WHAT TO PRODUCE:
Exactly the lines from the one containing "Convert this chart to Plotly code." through the one containing "bw_ah_err = [1.4, 0.65, 2.1, 2.1, 2.5, 1.3]" are to be returned, please, without any pictures.
-------- INFORMATION SUPPLIED --------
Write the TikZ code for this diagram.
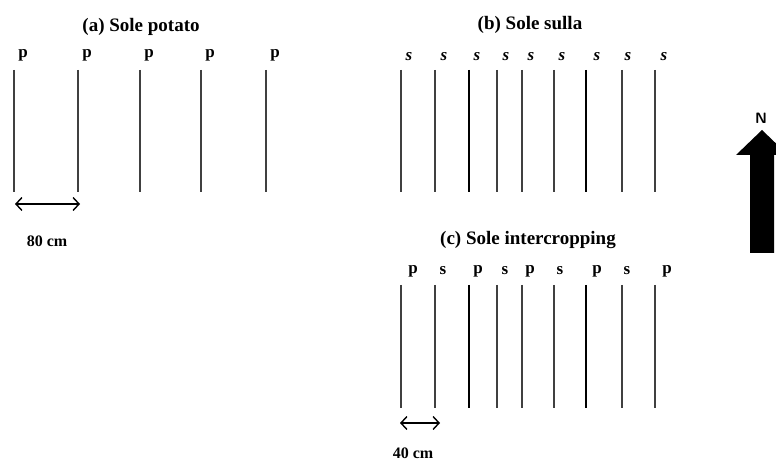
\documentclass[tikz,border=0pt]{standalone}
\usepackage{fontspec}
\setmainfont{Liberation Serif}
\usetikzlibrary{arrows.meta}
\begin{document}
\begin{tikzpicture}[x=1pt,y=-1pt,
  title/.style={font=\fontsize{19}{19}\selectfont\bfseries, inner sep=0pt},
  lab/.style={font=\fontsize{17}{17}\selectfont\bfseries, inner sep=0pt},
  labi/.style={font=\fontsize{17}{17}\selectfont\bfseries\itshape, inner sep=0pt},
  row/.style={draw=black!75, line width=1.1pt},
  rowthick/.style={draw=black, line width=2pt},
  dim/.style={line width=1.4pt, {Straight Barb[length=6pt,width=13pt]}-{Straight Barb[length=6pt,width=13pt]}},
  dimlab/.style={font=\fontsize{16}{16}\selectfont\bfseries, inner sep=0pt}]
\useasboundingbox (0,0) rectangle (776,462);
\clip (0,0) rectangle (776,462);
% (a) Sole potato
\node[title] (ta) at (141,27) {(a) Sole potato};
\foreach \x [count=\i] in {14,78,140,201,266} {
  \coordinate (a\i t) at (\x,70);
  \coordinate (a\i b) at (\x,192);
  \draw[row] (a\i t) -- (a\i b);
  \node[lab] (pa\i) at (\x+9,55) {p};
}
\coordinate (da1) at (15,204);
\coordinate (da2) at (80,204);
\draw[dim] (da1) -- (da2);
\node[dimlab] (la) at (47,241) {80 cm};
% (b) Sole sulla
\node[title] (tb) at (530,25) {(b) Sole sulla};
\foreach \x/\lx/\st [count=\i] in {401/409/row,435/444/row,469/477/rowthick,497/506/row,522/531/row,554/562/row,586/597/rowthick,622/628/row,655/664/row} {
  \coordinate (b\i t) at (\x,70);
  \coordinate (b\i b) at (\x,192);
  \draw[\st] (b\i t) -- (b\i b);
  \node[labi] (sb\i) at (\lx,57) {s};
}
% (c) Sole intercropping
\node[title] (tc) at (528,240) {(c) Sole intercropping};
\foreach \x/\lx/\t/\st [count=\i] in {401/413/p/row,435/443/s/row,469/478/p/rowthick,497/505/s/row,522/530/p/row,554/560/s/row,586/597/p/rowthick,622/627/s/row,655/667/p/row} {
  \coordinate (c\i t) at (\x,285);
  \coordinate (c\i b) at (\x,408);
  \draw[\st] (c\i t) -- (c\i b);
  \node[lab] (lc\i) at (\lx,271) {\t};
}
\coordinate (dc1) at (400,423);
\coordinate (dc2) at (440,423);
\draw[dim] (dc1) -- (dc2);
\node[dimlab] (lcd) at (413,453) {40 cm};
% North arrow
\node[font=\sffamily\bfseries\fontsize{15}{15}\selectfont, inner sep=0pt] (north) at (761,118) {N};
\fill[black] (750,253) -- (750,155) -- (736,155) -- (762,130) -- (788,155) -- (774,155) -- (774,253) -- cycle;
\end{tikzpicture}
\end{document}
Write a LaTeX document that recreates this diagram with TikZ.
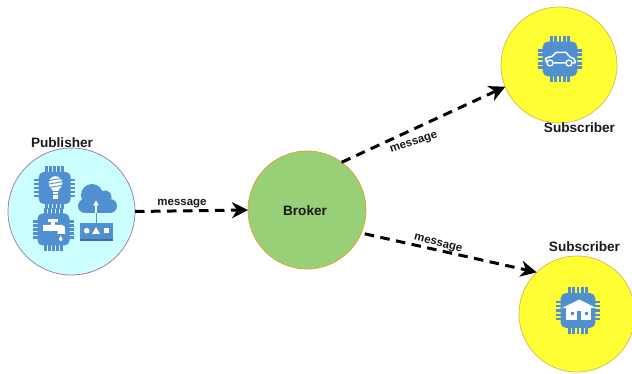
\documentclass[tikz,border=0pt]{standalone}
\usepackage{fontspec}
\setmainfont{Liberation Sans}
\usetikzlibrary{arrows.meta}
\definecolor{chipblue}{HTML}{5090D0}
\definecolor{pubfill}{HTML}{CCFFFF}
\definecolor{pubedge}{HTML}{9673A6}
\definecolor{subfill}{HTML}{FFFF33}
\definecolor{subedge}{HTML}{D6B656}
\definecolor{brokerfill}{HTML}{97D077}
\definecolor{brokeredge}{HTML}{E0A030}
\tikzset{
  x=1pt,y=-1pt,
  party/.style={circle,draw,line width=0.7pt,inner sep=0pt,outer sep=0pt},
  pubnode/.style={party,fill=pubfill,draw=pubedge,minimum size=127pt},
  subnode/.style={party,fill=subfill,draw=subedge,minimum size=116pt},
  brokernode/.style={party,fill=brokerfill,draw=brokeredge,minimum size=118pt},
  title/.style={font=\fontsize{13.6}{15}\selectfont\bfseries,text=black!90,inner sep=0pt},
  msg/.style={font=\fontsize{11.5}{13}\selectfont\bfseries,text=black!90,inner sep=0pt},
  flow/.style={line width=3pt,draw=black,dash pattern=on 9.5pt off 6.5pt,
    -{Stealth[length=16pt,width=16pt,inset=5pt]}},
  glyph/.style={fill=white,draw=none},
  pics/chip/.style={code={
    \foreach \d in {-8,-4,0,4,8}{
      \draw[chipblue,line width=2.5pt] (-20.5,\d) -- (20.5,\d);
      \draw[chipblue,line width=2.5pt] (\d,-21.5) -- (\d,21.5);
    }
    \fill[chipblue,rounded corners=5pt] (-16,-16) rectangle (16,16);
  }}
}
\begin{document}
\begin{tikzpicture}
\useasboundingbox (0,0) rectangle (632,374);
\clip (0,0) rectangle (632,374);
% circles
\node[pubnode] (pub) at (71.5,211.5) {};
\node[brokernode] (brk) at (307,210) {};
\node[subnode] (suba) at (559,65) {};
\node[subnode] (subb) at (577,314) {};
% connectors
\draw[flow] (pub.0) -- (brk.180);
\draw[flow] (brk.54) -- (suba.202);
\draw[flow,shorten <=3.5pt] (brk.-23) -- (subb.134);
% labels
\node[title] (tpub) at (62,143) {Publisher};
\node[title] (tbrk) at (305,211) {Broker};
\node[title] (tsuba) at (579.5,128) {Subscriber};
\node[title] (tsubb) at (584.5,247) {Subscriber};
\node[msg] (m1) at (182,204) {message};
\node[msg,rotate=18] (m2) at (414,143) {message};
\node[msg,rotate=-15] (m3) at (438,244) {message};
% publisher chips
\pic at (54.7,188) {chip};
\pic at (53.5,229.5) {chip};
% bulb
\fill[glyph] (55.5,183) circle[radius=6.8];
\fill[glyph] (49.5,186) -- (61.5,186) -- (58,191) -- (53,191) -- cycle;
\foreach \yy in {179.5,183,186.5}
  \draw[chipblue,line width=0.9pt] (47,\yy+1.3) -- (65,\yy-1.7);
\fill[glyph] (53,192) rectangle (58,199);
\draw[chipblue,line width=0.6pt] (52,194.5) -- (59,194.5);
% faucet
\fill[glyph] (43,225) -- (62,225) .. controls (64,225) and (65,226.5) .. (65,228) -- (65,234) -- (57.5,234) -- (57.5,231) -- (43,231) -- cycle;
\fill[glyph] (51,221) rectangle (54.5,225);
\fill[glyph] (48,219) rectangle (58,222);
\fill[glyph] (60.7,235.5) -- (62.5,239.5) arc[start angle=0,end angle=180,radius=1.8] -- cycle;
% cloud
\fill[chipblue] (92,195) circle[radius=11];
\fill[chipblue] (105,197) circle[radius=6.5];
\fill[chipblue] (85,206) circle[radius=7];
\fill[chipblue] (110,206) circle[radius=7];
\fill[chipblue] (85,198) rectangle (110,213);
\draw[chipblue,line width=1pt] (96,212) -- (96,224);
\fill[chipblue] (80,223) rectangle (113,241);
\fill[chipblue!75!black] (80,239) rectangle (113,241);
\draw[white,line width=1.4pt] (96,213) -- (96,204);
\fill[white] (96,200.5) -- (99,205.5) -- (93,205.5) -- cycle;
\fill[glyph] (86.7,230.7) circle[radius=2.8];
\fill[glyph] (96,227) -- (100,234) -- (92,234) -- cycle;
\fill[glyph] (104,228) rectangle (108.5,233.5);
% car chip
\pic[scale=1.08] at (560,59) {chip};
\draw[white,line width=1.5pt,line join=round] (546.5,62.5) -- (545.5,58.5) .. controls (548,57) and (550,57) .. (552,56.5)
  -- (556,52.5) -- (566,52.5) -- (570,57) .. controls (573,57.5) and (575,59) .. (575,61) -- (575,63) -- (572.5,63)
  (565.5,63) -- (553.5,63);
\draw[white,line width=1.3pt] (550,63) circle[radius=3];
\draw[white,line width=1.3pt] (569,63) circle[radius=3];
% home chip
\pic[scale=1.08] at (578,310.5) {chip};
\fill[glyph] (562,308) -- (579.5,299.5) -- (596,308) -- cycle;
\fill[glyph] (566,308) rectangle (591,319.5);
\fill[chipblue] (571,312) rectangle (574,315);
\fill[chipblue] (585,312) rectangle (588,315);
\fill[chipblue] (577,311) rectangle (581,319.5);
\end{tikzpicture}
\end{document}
--------
-------- INFORMATION SUPPLIED --------
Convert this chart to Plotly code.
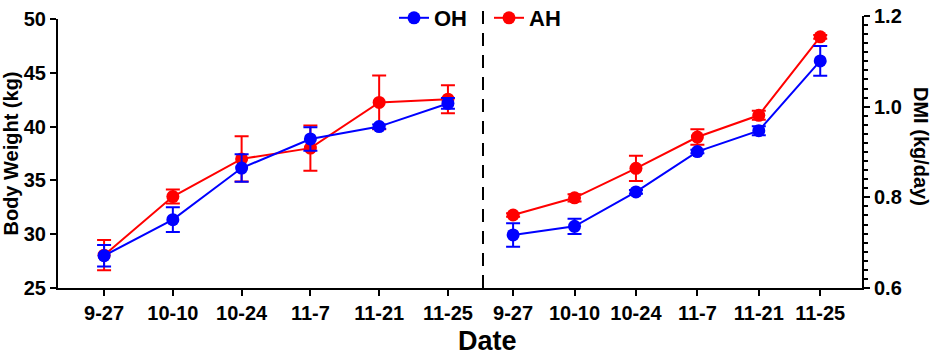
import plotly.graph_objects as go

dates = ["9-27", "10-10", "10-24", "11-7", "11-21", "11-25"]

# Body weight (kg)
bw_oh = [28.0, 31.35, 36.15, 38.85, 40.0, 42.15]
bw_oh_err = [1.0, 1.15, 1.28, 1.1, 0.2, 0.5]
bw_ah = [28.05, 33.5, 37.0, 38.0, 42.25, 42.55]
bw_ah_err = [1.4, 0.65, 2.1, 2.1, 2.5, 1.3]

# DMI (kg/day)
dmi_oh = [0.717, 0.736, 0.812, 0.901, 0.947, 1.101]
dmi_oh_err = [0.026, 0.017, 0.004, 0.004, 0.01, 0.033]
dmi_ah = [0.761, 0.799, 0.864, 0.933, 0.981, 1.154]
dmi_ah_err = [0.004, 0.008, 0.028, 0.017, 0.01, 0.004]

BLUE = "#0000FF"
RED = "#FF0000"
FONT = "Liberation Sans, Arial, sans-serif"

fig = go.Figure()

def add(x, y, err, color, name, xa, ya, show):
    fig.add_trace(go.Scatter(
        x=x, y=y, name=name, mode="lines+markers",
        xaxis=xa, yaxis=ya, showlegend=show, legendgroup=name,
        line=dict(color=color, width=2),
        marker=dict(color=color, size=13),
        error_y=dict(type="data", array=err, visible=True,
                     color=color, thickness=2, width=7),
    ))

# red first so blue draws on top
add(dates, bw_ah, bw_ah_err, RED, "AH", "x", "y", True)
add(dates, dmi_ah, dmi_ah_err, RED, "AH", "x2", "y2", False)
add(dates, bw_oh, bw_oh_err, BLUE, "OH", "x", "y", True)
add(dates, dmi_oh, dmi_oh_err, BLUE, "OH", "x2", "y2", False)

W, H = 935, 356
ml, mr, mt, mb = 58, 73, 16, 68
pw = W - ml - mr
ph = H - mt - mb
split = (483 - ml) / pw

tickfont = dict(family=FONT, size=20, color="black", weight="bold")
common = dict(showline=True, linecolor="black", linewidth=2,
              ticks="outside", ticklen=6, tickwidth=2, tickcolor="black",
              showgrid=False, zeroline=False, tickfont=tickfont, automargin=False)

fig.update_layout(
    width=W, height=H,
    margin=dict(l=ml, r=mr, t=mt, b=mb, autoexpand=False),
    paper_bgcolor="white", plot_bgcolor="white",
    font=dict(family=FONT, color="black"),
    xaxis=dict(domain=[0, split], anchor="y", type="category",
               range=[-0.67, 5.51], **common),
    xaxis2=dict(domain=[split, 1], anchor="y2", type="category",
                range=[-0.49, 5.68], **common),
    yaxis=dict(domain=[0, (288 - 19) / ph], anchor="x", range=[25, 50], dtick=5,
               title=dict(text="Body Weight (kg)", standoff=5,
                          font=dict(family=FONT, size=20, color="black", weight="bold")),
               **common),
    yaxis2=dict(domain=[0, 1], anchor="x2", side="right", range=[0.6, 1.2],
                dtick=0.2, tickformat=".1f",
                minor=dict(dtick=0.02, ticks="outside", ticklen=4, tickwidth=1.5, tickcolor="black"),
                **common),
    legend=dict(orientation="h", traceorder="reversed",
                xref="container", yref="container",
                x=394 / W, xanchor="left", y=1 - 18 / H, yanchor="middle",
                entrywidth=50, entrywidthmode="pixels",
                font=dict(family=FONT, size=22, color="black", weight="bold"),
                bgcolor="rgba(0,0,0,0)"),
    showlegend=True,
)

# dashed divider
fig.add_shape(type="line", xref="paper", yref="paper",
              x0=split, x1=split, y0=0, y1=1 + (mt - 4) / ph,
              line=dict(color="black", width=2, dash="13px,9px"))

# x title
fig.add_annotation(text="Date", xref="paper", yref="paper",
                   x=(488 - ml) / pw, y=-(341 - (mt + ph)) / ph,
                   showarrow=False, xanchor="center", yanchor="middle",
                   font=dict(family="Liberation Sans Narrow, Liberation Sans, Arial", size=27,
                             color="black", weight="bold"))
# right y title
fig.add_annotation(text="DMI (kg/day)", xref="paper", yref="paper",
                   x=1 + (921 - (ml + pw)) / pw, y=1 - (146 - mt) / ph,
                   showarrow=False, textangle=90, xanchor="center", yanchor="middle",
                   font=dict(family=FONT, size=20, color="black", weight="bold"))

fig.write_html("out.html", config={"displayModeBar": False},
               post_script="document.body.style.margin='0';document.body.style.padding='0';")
--------
-------- INFORMATION SUPPLIED --------
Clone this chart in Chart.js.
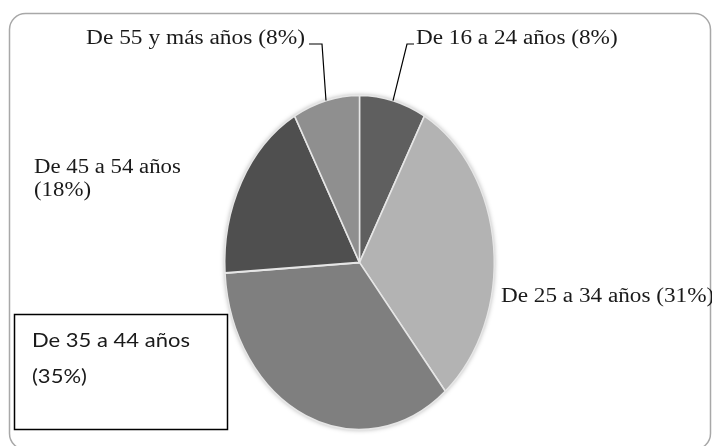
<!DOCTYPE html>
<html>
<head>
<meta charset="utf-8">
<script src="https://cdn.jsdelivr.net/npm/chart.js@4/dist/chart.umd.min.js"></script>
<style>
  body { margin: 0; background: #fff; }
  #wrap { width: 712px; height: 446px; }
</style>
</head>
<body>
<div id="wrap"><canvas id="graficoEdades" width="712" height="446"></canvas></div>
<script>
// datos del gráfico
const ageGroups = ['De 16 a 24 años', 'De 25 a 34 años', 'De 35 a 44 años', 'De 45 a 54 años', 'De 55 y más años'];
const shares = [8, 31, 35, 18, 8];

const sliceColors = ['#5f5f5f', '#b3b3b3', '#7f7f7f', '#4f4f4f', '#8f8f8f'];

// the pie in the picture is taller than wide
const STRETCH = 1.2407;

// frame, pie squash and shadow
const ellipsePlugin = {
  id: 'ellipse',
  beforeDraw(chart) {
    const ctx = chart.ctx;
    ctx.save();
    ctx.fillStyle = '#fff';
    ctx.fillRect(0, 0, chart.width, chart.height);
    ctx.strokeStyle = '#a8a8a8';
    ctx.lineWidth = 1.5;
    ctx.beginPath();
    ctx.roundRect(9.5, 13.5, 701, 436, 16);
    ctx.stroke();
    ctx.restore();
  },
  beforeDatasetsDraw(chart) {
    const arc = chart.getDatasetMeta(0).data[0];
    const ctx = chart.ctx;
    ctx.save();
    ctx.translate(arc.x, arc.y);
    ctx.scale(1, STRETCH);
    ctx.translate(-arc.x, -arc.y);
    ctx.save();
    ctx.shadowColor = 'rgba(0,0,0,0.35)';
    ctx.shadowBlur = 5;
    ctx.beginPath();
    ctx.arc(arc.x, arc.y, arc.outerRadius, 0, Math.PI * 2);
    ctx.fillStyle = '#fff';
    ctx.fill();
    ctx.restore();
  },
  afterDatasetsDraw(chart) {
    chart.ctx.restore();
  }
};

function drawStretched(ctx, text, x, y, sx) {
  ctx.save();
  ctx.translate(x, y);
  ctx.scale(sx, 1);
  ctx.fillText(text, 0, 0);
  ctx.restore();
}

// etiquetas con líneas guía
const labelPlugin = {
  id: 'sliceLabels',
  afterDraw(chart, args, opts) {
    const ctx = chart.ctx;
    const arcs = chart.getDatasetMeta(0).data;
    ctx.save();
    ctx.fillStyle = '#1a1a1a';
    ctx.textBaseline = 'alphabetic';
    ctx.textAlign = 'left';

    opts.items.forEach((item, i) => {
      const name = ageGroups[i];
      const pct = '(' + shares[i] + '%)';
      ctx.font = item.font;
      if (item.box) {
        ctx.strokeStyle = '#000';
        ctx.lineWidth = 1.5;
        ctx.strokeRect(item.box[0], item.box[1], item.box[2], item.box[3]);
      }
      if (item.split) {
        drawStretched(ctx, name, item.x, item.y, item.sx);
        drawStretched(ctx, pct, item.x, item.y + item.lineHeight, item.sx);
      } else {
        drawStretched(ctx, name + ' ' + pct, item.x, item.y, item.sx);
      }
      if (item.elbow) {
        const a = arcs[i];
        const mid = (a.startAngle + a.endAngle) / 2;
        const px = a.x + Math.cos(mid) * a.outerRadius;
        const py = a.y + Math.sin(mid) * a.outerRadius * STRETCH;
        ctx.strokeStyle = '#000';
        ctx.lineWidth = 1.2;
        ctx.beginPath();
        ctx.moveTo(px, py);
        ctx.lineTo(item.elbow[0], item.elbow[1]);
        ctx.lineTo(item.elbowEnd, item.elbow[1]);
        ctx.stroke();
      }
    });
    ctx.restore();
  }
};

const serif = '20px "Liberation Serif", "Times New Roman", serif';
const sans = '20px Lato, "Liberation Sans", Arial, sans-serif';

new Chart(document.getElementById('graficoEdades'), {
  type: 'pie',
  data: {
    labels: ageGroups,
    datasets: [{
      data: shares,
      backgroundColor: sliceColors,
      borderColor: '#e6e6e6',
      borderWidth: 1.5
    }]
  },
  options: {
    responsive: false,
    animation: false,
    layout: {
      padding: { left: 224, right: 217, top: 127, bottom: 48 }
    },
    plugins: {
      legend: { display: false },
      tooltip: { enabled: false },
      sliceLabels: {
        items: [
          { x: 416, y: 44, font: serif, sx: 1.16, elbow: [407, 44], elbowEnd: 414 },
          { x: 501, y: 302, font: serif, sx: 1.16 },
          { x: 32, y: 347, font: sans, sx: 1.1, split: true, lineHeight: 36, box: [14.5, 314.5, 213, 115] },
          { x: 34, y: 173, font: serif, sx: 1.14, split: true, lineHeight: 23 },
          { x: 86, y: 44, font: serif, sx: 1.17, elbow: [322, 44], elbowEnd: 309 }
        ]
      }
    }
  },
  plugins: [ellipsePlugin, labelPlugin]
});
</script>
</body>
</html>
--------
COMPLETED EXERCISE:
Convert this chart to Plotly code.
import plotly.graph_objects as go

dates = ["9-27", "10-10", "10-24", "11-7", "11-21", "11-25"]

# Body weight (kg)
bw_oh = [28.0, 31.35, 36.15, 38.85, 40.0, 42.15]
bw_oh_err = [1.0, 1.15, 1.28, 1.1, 0.2, 0.5]
bw_ah = [28.05, 33.5, 37.0, 38.0, 42.25, 42.55]
bw_ah_err = [1.4, 0.65, 2.1, 2.1, 2.5, 1.3]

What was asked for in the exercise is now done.